TJ: It’s funny, I shared a house with friends in Alice Springs a few years back, and we’d had this idea for a long time to collaborate with a remote community. But for one reason or another it never came about. Then the FAC developed the idea of In Cahoots, this massive collaborative project and it all just fell into place nicely.
What was the process?
The premise was that each of the six artists including me (even though I don’t consider myself an artist) would visit the remote community twice. The first time for a week or two weeks. Then another period within six months for a further three to six weeks. I can’t quite remember what time of year I first visited, but it was certainly getting hot. I stayed for about ten days, getting the lay of the land, getting to know which people would be the most likely collaborators. I was really aware that we didn’t have a lot of time to create objects that would function, which is what distinguishes design from art. The work needs to be constructed, to be strong, durable. It’s not something that can just happen in a makeshift manner, it’s got to function.
We’ve already witnessed your fascination with creature myths in your Monsters collection for Broached Commissions. One of your main In Cahoots pieces is also based on a creature. What’s that about?

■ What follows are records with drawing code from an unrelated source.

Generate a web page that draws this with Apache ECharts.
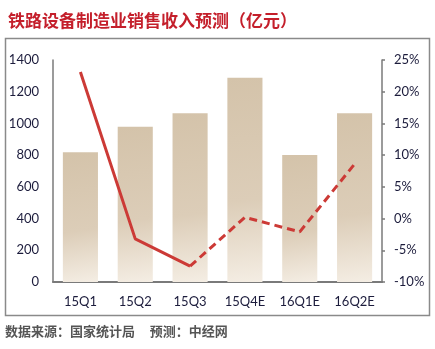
<!DOCTYPE html>
<html>
<head>
<meta charset="utf-8">
<script src="https://cdn.jsdelivr.net/npm/echarts@6/dist/echarts.min.js"></script>
<style>
  html, body { margin: 0; padding: 0; background: #ffffff; }
  #chart { width: 435px; height: 349px; }
</style>
</head>
<body>
<div id="chart"></div>
<script>
// Quarterly categories (E = estimate)
const quarters = ['15Q1', '15Q2', '15Q3', '15Q4E', '16Q1E', '16Q2E'];
// Sales revenue, 100 million yuan
const revenue = [818, 979, 1064, 1288, 801, 1064];
// Year-on-year growth, percent
const growth = [23.1, -3.2, -7.5, 0.2, -2.1, 8.6];
// Index of the last actual quarter; later points are forecasts
const lastActual = 2;

const growthActual = growth.map((v, i) => (i <= lastActual ? v : '-'));
const growthForecast = growth.map((v, i) => (i >= lastActual ? v : '-'));

const labelFont = 'Lato, "Noto Sans CJK SC", sans-serif';
const labelColor = '#1c1c3c';
const lineColor = '#cc3a36';

const chart = echarts.init(document.getElementById('chart'), null, { renderer: 'canvas' });

chart.setOption({
  animation: false,
  backgroundColor: '#ffffff',
  title: {
    text: '铁路设备制造业销售收入预测（亿元）',
    left: 3,
    top: 7,
    textStyle: {
      color: '#c41f2b',
      fontSize: 17,
      fontWeight: 'bold',
      fontFamily: '"Noto Sans CJK SC", sans-serif'
    }
  },
  graphic: [
    {
      type: 'rect',
      shape: { x: 5.5, y: 38.5, width: 424, height: 277 },
      style: { fill: 'none', stroke: '#8a8a8a', lineWidth: 1.5 },
      silent: true
    },
    {
      type: 'text',
      left: 5,
      top: 325,
      style: {
        text: '数据来源：国家统计局     预测：中经网',
        fill: '#555555',
        fontSize: 13,
        fontWeight: 'bold',
        fontFamily: '"Noto Sans CJK SC", sans-serif'
      }
    }
  ],
  grid: { left: 53, right: 53, top: 60, bottom: 67, containLabel: false },
  xAxis: {
    type: 'category',
    data: quarters,
    axisLine: { show: true, lineStyle: { color: '#7a7a7a', width: 2 } },
    axisTick: { show: false },
    axisLabel: {
      color: labelColor,
      fontSize: 13,
      fontFamily: labelFont,
      margin: 13
    }
  },
  yAxis: [
    {
      type: 'value',
      min: 0,
      max: 1400,
      interval: 200,
      position: 'left',
      axisLine: { show: true, lineStyle: { color: '#7a7a7a', width: 1.5 } },
      axisTick: { show: false },
      splitLine: { show: false },
      axisLabel: {
        formatter: (v) => String(v),
        color: labelColor,
        fontSize: 13,
        fontFamily: labelFont,
        margin: 14
      }
    },
    {
      type: 'value',
      min: -10,
      max: 25,
      interval: 5,
      position: 'right',
      axisLine: { show: true, lineStyle: { color: '#7a7a7a', width: 1.5 } },
      axisTick: { show: true, inside: false, length: 3, lineStyle: { color: '#7a7a7a', width: 1.5 } },
      splitLine: { show: false },
      axisLabel: {
        formatter: '{value}%',
        color: labelColor,
        fontSize: 13,
        fontFamily: labelFont,
        margin: 12
      }
    }
  ],
  series: [
    {
      name: '销售收入',
      type: 'bar',
      data: revenue,
      barWidth: '64%',
      itemStyle: {
        color: {
          type: 'linear',
          x: 0.2, y: 0, x2: 0.8, y2: 1,
          colorStops: [
            { offset: 0, color: '#d4c3aa' },
            { offset: 0.6, color: '#dccdb8' },
            { offset: 1, color: '#f4ede3' }
          ]
        }
      },
      z: 1
    },
    {
      name: '增速',
      type: 'line',
      yAxisIndex: 1,
      data: growthActual,
      symbol: 'none',
      lineStyle: { color: lineColor, width: 3 },
      z: 3
    },
    {
      name: '增速预测',
      type: 'line',
      yAxisIndex: 1,
      data: growthForecast,
      symbol: 'none',
      lineStyle: { color: lineColor, width: 3, type: [8, 5] },
      z: 3
    }
  ]
});
</script>
</body>
</html>
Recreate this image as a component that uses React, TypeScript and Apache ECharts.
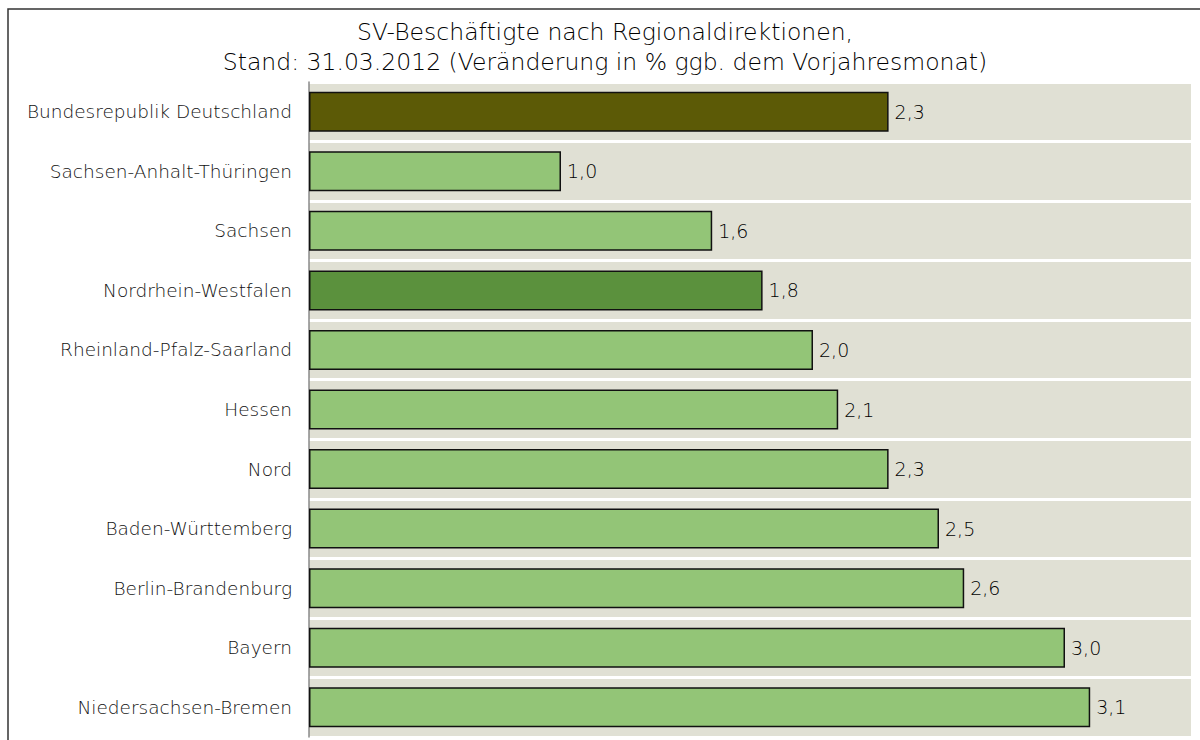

On that first visit I met with one of my collaborators, Rita Minga, and she introduced me to some of the local narratives. She told me the story of the Jangarra which was a tale the adults recounted to the children about a wild man that hid in the massive anthills you find out there. It was a story used to scare the children into behaving, not running too far afield, that sort of thing.
A while back you described the Jangarra armchair to me as “that lumpy looking thing”.
[laughs] Yeah, it’s an armchair. Loosely. Not a particularly functional armchair but still… It’s actually made from carved coolamons, shallow, hand-carved serving dishes we’ve stacked up on a structural base. We put the major elements into place at Fitzroy Crossing, then I finished it off in my studio at Thirroul on the south coast of New South Wales with a couple of the aboriginal guys. We had to do the final touches in situ at the art centre in Fremantle, it needed some more hair. Some of the old ladies at Fitzroy Crossing make string out of human hair using an amazing apparatus.
Then there is the car crash furniture…
Yes, we visited a car graveyard which was full of incredibly beautiful wreckage. Some of the bonnets were in really evocative shapes, it wasn’t too much of a stretch to imagine them developed into chairs or benches. One crumpled piece of metal had obviously encountered a tree or a ’roo and was pretty much sitting on an old car in the form we ended up using. We called this series Collision.
They’re all one-off or very limited edition. Any plans to develop them into a commercial collection?
I’d like to do more of them, but I doubt that they’ll ever be massively commercial. Yet they are beautiful, functional objects. I’m very keen to keep exploring this process and I’m really keen to keep working with several of the members of the group. I intend to continue spending time in Fitzroy Crossing, and have plans to continue working with them if they’ll have me.